Understanding the hot deformation behavior of Mo–42Re alloy: Insights from strain rate sensitivity, microstructure, and misorientation

Mo–42Re alloy, as a high-temperature structural and functional material, has broad application prospects in the nuclear industry. In this study, the hot deformation behavior of Mo–42Re alloy was systematically investigated using hot compression tests and electron backscatter diffraction (EBSD) techniques in the temperature range of 1200–1500 °C and strain rate range of 0.001–1 s⁻¹. The results showed that the flow stress of Mo–42Re alloy exhibited a strong dependence on temperature and strain rate.
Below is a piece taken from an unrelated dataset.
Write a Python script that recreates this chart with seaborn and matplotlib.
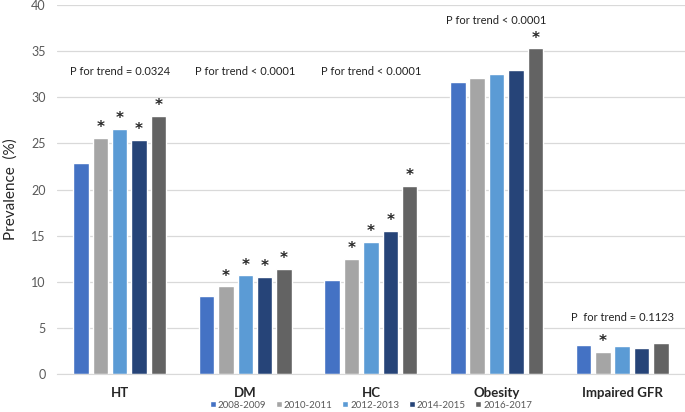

The strain rate sensitivity index (m-value) was high under the conditions of 1350–1450 °C and 0.001 s⁻¹. With increasing deformation temperature and decreasing strain rate, dynamic recrystallization (DRX) was significantly promoted, and the recrystallized volume fraction increased from 2.79% at 1200 °C/1 s⁻¹ to 20.3% at 1500 °C/0.001 s⁻¹. Meanwhile, the occurrence of and DRX effectively reduced the grain reference orientation deviation (GROD) gradients and kernel average misorientation (KAM) levels within the grains. This study revealed the mechanisms of microstructural evolution during hot deformation of Mo–42Re alloy, providing important guidance for optimizing its thermomechanical processing parameters.